A shock of risk aversion closed out this past week as markets grew concerned over the global exposure to Turkey amid its pressure
In a panic, the saying is ‘all correlations go to 1 or -1’; but in reality, risk aversion and havens are not so consistent
We discuss the collective and unique appeals – as well as the shortcomings – of the Dollar, Yen, Swiss Franc and Gold under risk
AN ABRUPT – BUT UNPROVEN – RISK AVERSION
What did we witness this past week? There was an unmistakable tumble across the financial system in assets with a ‘risk’ designation. The variety of ‘havens’ similarly rose. This abruptness of this move contradicted the steady deterioration of market activity over the preceding days and weeks. Despite the proliferation of tangible threats from trade wars to fading growth forecasts to normalizing monetary policy that was foundation to a decade of speculative recovery; the markets refused to cow to logical concerns. And along came the US sanctions on Turkey. The world’s 17th largest economy in the world was already under pressure as the local currency – the Lira – was sliding versus its US counterpart. When the Trump administration announced sanctions against two government ministers last week, the terse rhetoric between the US leader and Turkish President Erdogan started to charge the exchange rate. This was not particularly new as we have also seen pressure exerted on Iran and Russia recently. Yet, the market’s sensitivity was amplified Friday when Trump announced the tariffs on imported Turkish steel and aluminum would be doubled. USDTRY rose another 16 percent through the final trading day of the week, and the world started to assess its exposure to Turkish markets. From fellow emerging markets to European banks to carry currencies, the pain was distributed through the market.

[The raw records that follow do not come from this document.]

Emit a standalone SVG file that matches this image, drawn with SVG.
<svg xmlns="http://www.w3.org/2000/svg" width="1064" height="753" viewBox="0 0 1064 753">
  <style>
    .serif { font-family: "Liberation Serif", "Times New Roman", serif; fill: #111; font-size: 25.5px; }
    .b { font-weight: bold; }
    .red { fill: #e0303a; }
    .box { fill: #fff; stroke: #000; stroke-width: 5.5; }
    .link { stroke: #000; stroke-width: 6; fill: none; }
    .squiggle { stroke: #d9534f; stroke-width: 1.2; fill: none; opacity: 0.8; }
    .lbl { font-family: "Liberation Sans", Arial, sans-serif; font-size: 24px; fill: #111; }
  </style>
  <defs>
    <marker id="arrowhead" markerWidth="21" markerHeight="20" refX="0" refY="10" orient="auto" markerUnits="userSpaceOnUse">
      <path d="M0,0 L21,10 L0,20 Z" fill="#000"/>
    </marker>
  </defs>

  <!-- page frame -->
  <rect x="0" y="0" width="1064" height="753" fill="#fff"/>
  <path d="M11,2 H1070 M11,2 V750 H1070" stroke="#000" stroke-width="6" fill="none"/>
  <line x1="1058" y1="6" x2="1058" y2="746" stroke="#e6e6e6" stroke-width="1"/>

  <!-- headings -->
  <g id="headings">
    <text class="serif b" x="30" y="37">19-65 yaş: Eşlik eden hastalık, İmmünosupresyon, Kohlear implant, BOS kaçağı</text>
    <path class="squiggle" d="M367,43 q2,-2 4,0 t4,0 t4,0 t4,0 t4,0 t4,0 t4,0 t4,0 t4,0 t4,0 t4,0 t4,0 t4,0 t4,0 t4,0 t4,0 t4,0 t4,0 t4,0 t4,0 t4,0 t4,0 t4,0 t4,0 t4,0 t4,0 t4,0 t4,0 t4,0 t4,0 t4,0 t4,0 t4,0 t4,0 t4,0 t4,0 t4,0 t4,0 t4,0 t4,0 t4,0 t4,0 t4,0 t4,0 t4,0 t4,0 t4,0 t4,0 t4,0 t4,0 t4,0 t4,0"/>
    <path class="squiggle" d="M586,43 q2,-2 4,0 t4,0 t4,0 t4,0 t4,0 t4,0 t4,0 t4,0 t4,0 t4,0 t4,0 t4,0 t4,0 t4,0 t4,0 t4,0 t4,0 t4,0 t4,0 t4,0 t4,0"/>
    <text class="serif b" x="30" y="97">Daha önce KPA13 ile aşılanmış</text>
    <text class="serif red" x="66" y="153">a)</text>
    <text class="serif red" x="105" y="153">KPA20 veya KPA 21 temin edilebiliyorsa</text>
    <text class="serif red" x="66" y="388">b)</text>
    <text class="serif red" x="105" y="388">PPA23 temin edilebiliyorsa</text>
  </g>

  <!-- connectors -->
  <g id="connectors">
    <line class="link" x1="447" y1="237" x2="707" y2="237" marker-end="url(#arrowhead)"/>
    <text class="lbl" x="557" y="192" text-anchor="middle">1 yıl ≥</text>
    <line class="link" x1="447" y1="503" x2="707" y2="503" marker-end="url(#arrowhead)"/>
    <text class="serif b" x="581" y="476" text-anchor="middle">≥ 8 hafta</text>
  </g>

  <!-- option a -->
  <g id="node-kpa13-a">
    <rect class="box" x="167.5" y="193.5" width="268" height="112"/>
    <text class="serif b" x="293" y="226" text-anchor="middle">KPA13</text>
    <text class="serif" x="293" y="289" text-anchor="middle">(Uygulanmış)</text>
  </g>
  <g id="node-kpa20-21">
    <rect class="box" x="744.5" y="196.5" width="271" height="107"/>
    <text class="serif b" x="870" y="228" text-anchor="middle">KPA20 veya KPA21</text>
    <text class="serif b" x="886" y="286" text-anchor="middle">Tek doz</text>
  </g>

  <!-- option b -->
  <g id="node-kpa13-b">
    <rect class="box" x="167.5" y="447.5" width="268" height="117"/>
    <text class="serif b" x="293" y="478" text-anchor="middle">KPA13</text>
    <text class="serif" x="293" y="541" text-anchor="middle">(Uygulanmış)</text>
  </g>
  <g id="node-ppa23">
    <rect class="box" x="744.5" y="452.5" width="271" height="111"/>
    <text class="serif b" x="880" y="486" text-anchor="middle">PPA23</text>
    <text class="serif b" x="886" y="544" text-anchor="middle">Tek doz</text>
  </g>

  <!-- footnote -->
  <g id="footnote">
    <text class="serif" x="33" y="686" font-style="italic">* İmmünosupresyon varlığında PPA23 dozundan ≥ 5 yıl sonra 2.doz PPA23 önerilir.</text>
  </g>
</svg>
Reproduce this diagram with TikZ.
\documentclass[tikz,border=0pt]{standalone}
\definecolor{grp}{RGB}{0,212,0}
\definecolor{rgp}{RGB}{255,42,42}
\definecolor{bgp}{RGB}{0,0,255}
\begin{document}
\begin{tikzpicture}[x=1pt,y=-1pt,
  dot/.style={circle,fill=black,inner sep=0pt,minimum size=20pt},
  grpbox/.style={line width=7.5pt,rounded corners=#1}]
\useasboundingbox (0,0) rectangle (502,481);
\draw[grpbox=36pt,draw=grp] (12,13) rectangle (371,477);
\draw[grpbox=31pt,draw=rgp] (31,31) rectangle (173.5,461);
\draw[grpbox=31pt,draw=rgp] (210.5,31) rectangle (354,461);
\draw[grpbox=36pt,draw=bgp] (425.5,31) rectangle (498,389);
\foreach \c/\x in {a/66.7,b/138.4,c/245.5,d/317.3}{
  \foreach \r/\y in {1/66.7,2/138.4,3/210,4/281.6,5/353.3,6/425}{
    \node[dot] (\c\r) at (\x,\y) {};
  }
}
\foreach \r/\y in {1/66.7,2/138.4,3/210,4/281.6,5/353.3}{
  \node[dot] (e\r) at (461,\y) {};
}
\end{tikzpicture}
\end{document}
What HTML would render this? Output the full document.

THE US DOLLAR’S KEY APPEAL AND PROMINENT SHORTCOMINGS
With the broad slide in risk-related markets through the end of the week, few were surprised to see the US Dollar rally in the capital shift. I count myself among those caught off guard. Not only was it remarkable that a charge of volatility was set off in the midst of a summer lull that managed to downplay multiple high-profile concerns, but the Greenback’s growing ‘list of defects have started to spread to the mainstream. Nonetheless, the benchmark currency led a charge that leveraged a bullish break to multi-month highs whether we reference the DXY trade-weighted index or equally-weighted measures. From EURUSD, the session’s drama translated into a clear break of a ‘head-and-shoulders’ neckline. Moving forward, the Dollar will retain its role and climb further if the iron is kept to the speculative fire. In liquidity terms, there is no peer to the USD and its underlying Treasuries and Money Markets. However, what if the unwind in sentiment happens at a more controlled burn rate? It will give market participants room to consider how suitable the currency is for such a role when it is at the center of the trade wars and sanctions these past months. Further, President Trump has openly weighed in on the level of the currency, stating interest in seeing it retreat. In a panic, investors will group through the smoke to find the US markets. Absent that extreme, expect the currency to start to falter under such intense scrutiny.
ALTERNATIVE HAVENS: YEN, FRANC AND GOLD
Given the caveats to the Dollar’s appeal, it is worthwhile to consider alternative harbors for capital should stability be evaluated on the basis of how many economic penalties a country is pursuing. Through Friday, the Dollar managed to gain against most of its major and minor crosses. There was one likely exception however in the USDJPY. The pair slid, which was not surprising given the pain felt by the Japanese currency across the market. JPY is often referred to as a safe haven, but that is not exactly accurate. Capital is not redirected far and wide to seek shelter in Japanese financial markets. Rather this is a currency correlated to risk trends as the Yen is a renowned funding when the speculative build up is underway. When fear kicks in, the first thing you do before seeking out havens is to cut long risk trades like these low handing carries. The question for this currencies suitability for further risk aversion is the lack of carry trade build up we have seen in recent years and the pressure this places on the ineffectual Bank of Japan. As for the Swiss Franc, most FX traders have made an effort to black this currency out of their mind since January 2015. That is fair, but this is currency represents a long-standing safe haven with the added benefit political backdrop where the government is purposely neutral. If trade wars and sanctions continue to drive fear forward, this would be an appealing currency. Yet, everything considered, there are no better candidates for full-tilt speculative unwind than gold. Recently driven lower by a stubborn rise for the Dollar and speculative benchmarks like the S&P 500, this metal still harbors the best potential for hosting panicked investors in the future. In risk aversion, the complications of trade wars, sanctions, currency wars, normalizing monetary policy and more will plague many markets. It would however present a strong benefit for the metal.